3rd Principle of Modern Data Integration
Posted By Jonathan Wu
04 May 2016
The first principle of modern data integration is to “take the processing to where the data lives.” The objective of the 1st principle is to utilize host systems for specific processing in order to create efficiency by preparing and moving only the data that is needed. The second principle is to “fully leverage all platforms based on what they were designed to do well.” The 2nd principle was defined to create an optimal balance of processing and workload by utilize the source and target platforms for the capabilities that they were created and available to do. The third principle is to “move data point-to-point to avoid single server bottlenecks.” The objective of the 3rd principle is to move data in the most efficient and fastest manner possible.
The best way to illustrate the first three principles of modern data integration is to compare and contrast it against the architecture of traditional data integration technologies, which is commonly referred to as Extraction, Transformation and Load (“ETL”). In an ETL architecture, there is a two-step process of moving data from source systems to a data integration server, and then moving the data from the integration server to the target system. The data integration server performs the processing, transformation, integration of the data. In this two-step data movement process, network traffic is impacted by the movement of the data twice and processing of the data is limited and dependent upon the resources of the data integration server. The first two principles of modern data integration revamps ETL architecture by eliminating the middle component, the data integration server, and placing the processing capabilities at the source and target systems. The 3rd principle of modern data integration directs the flow of data from source to target systems, which is a one-step data movement process.Diyotta’s first customer entertained the idea of moving and processing 5 terabytes of data from its operational systems on a daily basis to a massively parallel processing (MPP) platform using a traditional data integration technology. Given the ETL architecture of the traditional data integration technology, the data processing would not take advantage of MPP. They also realized that using a traditional approach to data integration would create a bottleneck in the data flow and hinder the availability of the data downstream for applications. After they implemented Diyotta’s modern data integration technology, they were able to move and process 5 terabytes of data on a daily basis in a manner of a couple of hours versus tens of hours that was predicted if they had used a traditional ETL approach.
In today’s information environment, data is moving in all directions and it is vital to establish processes that move data point-to-point, rather than through an integration server.
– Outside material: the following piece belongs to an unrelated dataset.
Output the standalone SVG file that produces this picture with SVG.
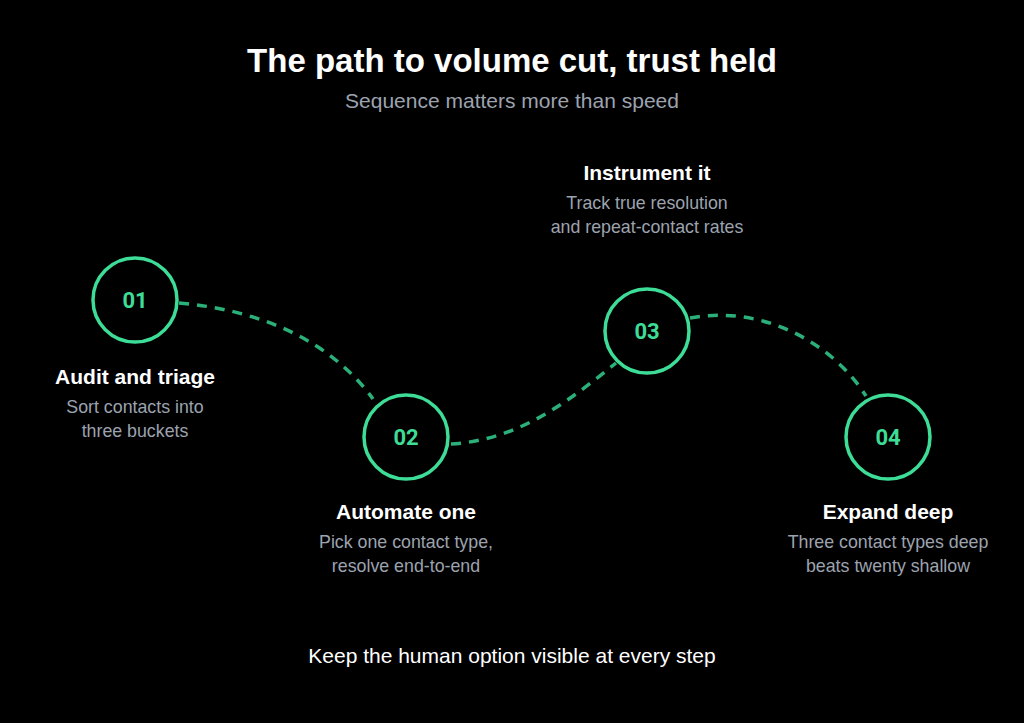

This new approach gives you the ability to move data at the right time. There are times when you want to move all of your data; most of the time, it makes more sense to process in in its native environment, and then move the result set. By moving data point-to-point and eliminating integration server bottlenecks, massive network savings are created and the speed at which data is transfer greatly increases.
The remaining two principles of modern data integration continue to build upon the first three principles to form an efficient and highly effective architecture to address modern and big data.